With this troupe of Christian clowns is one Chaeffer, who is a
specialist with children. He has meetings for boys and girls only, where
he plays tricks, grimaces, tells stories and gets his little hearers
laughing, and thus having found an entrance into their hearts, he
suddenly reverses the lever, and has them crying. He talks to these
little innocents about sin, the wrath of God, the death of Christ, and
offers them a choice between everlasting life and eternal death. To the
person who knows and loves children--who has studied the gentle ways of
Froebel--this excitement is vicious, concrete cruelty. Weakened vitality
follows close upon overwrought nerves, and every excess has its
penalty--the pendulum swings as far this way as it does that.

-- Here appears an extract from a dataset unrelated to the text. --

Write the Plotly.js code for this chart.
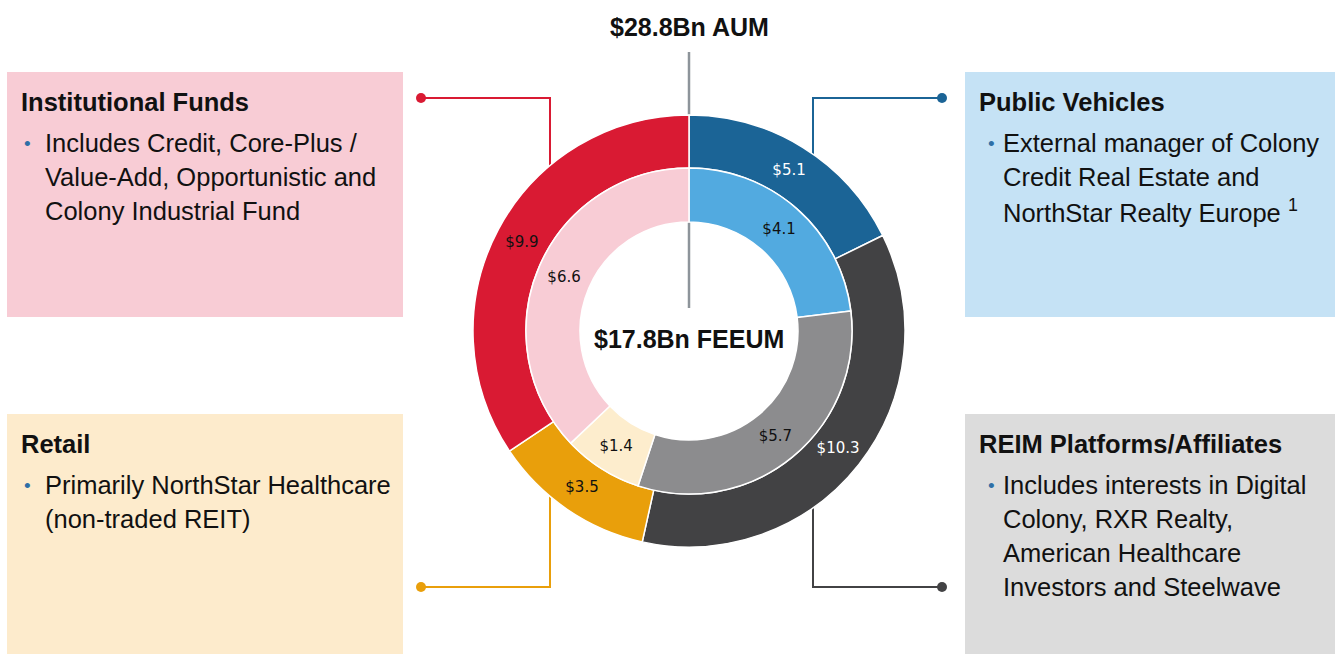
<!DOCTYPE html>
<html>
<head>
<meta charset="utf-8">
<script src="https://cdn.plot.ly/plotly-3.0.1.min.js"></script>
<style>
html,body{margin:0;padding:0;background:#fff;}
#chart{width:1335px;height:654px;}
</style>
</head>
<body>
<div id="chart"></div>
<script>
// ---- data ----
const segments = ['Public Vehicles', 'REIM Platforms/Affiliates', 'Retail', 'Institutional Funds'];
const aumValues = [5.1, 10.3, 3.5, 9.9];      // outer ring ($Bn AUM)
const feeumValues = [4.1, 5.7, 1.4, 6.6];     // inner ring ($Bn FEEUM)
const outerColors = ['#1b6496', '#424244', '#e99f0b', '#d91a33'];
const innerColors = ['#52aae0', '#8c8c8e', '#fdedcd', '#f8ccd5'];
const outerTextColors = ['#ffffff', '#ffffff', '#111111', '#111111'];
const innerTextColors = ['#111111', '#111111', '#111111', '#111111'];
const aumTitle = '$28.8Bn AUM';
const feeumTitle = '$17.8Bn FEEUM';
const boxTitles = ['Institutional Funds', 'Public Vehicles', 'Retail', 'REIM Platforms/Affiliates'];
const boxLines = [
  ['Includes Credit, Core-Plus /', 'Value-Add, Opportunistic and', 'Colony Industrial Fund'],
  ['External manager of Colony', 'Credit Real Estate and', 'NorthStar Realty Europe <sup>1</sup>'],
  ['Primarily NorthStar Healthcare', '(non-traded REIT)'],
  ['Includes interests in Digital', 'Colony, RXR Realty,', 'American Healthcare', 'Investors and Steelwave']
];
const boxFills = ['#f8ccd5', '#c5e2f5', '#fdebcc', '#dcdcdc'];
const connectorColors = ['#d91a33', '#1b6496', '#e99f0b', '#424244'];

// ---- layout helpers (pixel -> paper) ----
const W = 1335, H = 654;
const px = x => x / W;
const py = y => 1 - y / H;
const cx = 689, cy = 331, R1 = 216, R2 = 163, R3 = 109;

const traces = [
  {
    type: 'pie', values: aumValues, labels: segments, sort: false, direction: 'clockwise', rotation: 0,
    hole: R2 / R1,
    domain: {x: [px(cx - R1), px(cx + R1)], y: [py(cy + R1), py(cy - R1)]},
    marker: {colors: outerColors, line: {color: '#ffffff', width: 1.5}},
    texttemplate: '$%{value}', textposition: 'inside', insidetextorientation: 'horizontal',
    textfont: {family: 'DejaVu Sans', size: 15, color: outerTextColors},
    hoverinfo: 'none', showlegend: false
  },
  {
    type: 'pie', values: feeumValues, labels: segments, sort: false, direction: 'clockwise', rotation: 0,
    hole: R3 / R2,
    domain: {x: [px(cx - R2), px(cx + R2)], y: [py(cy + R2), py(cy - R2)]},
    marker: {colors: innerColors, line: {color: '#ffffff', width: 1.5}},
    texttemplate: '$%{value}', textposition: 'inside', insidetextorientation: 'horizontal',
    textfont: {family: 'DejaVu Sans', size: 15, color: innerTextColors},
    hoverinfo: 'none', showlegend: false
  }
];

// boxes: [x0, y0, x1, y1]
const boxRects = [[7, 72, 403, 317], [965, 72, 1335, 317], [7, 414, 403, 654], [965, 414, 1335, 654]];
const shapes = [];
boxRects.forEach((b, i) => {
  shapes.push({type: 'rect', xref: 'paper', yref: 'paper', layer: 'below',
    x0: px(b[0]), x1: px(b[2]), y0: py(b[3]), y1: py(b[1]),
    fillcolor: boxFills[i], line: {width: 0}});
});
// vertical grey line from the AUM title into the hole
shapes.push({type: 'line', xref: 'paper', yref: 'paper', layer: 'below',
  x0: px(cx), x1: px(cx), y0: py(52), y1: py(308), line: {color: '#8d949a', width: 2.5}});
// connectors: [dotX, dotY, elbowX, endY]
const connectors = [[421, 98, 550, 200], [942, 98, 813, 200], [421, 587, 550, 480], [942, 587, 813, 480]];
connectors.forEach((c, i) => {
  const col = connectorColors[i];
  shapes.push({type: 'path', xref: 'paper', yref: 'paper', layer: 'below',
    path: `M ${px(c[0])} ${py(c[1])} L ${px(c[2])} ${py(c[1])} L ${px(c[2])} ${py(c[3])}`,
    line: {color: col, width: 2}});
  const r = 5;
  shapes.push({type: 'circle', xref: 'paper', yref: 'paper', layer: 'above',
    x0: px(c[0] - r), x1: px(c[0] + r), y0: py(c[1] + r), y1: py(c[1] - r),
    fillcolor: col, line: {width: 0}});
});

const annotations = [];
annotations.push({xref: 'paper', yref: 'paper', x: px(cx), y: py(27), xanchor: 'center', yanchor: 'middle',
  text: '<b>' + aumTitle + '</b>', showarrow: false, font: {family: 'Liberation Sans, Arial', size: 25, color: '#111'}});
annotations.push({xref: 'paper', yref: 'paper', x: px(cx), y: py(339), xanchor: 'center', yanchor: 'middle',
  text: '<b>' + feeumTitle + '</b>', showarrow: false, font: {family: 'Liberation Sans, Arial', size: 25, color: '#111'}});

// text anchor positions per box: [headerX, headerY, bulletX, textX, firstLineY]
const textPos = [[19, 102, 27, 43, 143], [977, 102, 991, 1001, 143], [19, 444, 27, 43, 485], [977, 444, 991, 1001, 485]];
const lineGap = 34;
boxTitles.forEach((t, i) => {
  const p = textPos[i];
  annotations.push({xref: 'paper', yref: 'paper', x: px(p[0]), y: py(p[1]), xanchor: 'left', yanchor: 'middle',
    text: '<b>' + t + '</b>', showarrow: false, font: {family: 'Liberation Sans, Arial', size: 25.5, color: '#111'}});
  annotations.push({xref: 'paper', yref: 'paper', x: px(p[2]), y: py(p[4]), xanchor: 'center', yanchor: 'middle',
    text: '•', showarrow: false, font: {family: 'Liberation Sans, Arial', size: 19, color: '#2e6fa6'}});
  boxLines[i].forEach((ln, j) => {
    annotations.push({xref: 'paper', yref: 'paper', x: px(p[3]), y: py(p[4] + j * lineGap), xanchor: 'left', yanchor: 'middle',
      text: ln, showarrow: false, font: {family: 'Liberation Sans, Arial', size: 25.5, color: '#111'}});
  });
});

const layout = {
  width: W, height: H, margin: {l: 0, r: 0, t: 0, b: 0},
  paper_bgcolor: '#ffffff', plot_bgcolor: '#ffffff',
  showlegend: false, shapes: shapes, annotations: annotations
};
Plotly.newPlot('chart', traces, layout, {displayModeBar: false, staticPlot: true});
</script>
</body>
</html>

These reverend gentlemen bray it into the ears of innocent little
children that they were born in iniquity, and in sin did their mothers
conceive them; that the souls of all children over nine years (why
nine?) are lost, and the only way they can hope for heaven is through a
belief in a barbaric blood bamboozle, that men of intelligence have long
since discarded. And all this in the name of the gentle Christ, who took
little children in his arms and said, "Of such is the Kingdom
of Heaven."

This pagan proposition of being born in sin is pollution to the mind of
a child, and causes misery, unrest and heartache incomputable. A few
years ago we were congratulating ourselves that the devil at last was
dead, and that the tears of pity had put out the fires of hell, but the
serpent of superstition was only slightly scotched, not killed.